I found myself torn between the “Serloin Steak,” and the “Chicken Gordon Blue.”

The curry dishes looked appetizing but I am a big coward when it comes to curry since I like it, but it doesn’t like me and tends to mess up my innards a bit. Stupidly I settled on the Chicken Gordon Blue (180 baht), fully knowing that it wouldn’t come to my table bearing ham, since Muslims don’t eat pork, believing the pig is a filthy animal.

I admit feeling a bit ashamed ordering such a dish in a Muslim restaurant, when there are so many other exotic treats to be had, but I’ve always feared ordering something I’m not familiar with and not liking it once served.

Mam was served quickly, her two dishes arriving within ten minutes of her ordering them, while my order didn’t arrive until she had finished eating. Her two choices were a small dish of mixed vegetables and tofu in brown sauce (50 baht), and a small dish of assorted seafood and vegetables (60 baht), along with a plate of white rice. I tried a bite of her mixed vegetable dish and it was absolutely delicious.

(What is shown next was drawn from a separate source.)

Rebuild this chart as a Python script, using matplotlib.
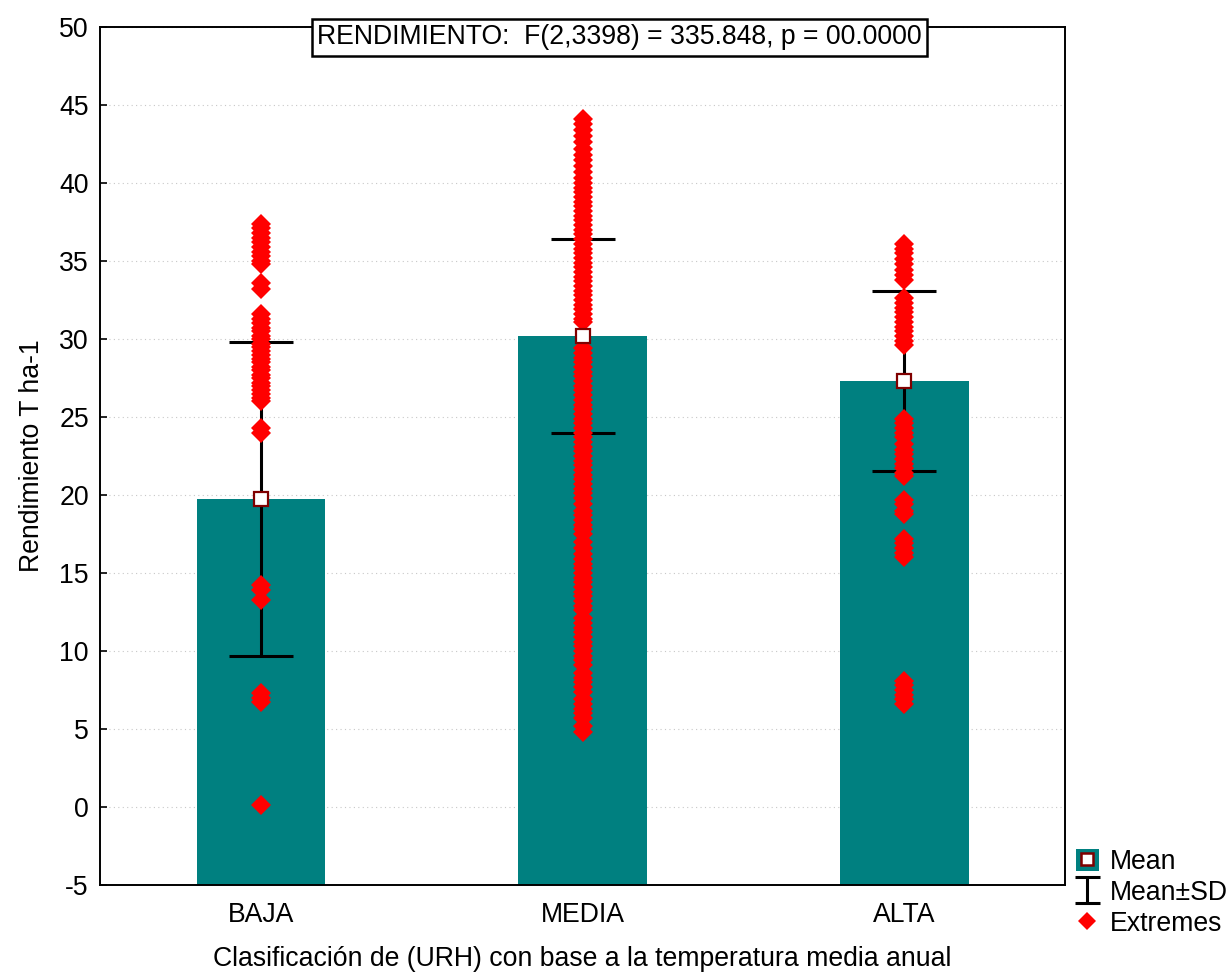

When my order finally arrived, it was surprisingly big. A large salad served up with a huge dollop of salad crème, alongside a generous heap of crisp shoestring fries and a huge chunk of deep-fried Chicken Gordon Blue.

I gobbled up the delicious fries and ate the salad before attacking the chicken (I’ve always eaten things one at a time, ever since I was a child). Upon slicing into it, I found the ham to be substituted by a hot dog and some thick creamy substance that I assumed represented the cheese.

Truth be told, I wasn’t impressed with the Muslim version of Chicken Cordon Bleu, although the salad and fries were delicious. But, that’s what you get when you order up American type food in a Muslim restaurant. Sort of like ordering a hamburger in a Chinese restaurant…it just isn’t the same.

Oh well, live and learn I suppose.

Mam and I have vowed to try a different restaurant every month while in Hat Yai to do our monthly shopping and visit the Internet café. I hope to provide more restaurant reviews in the near future!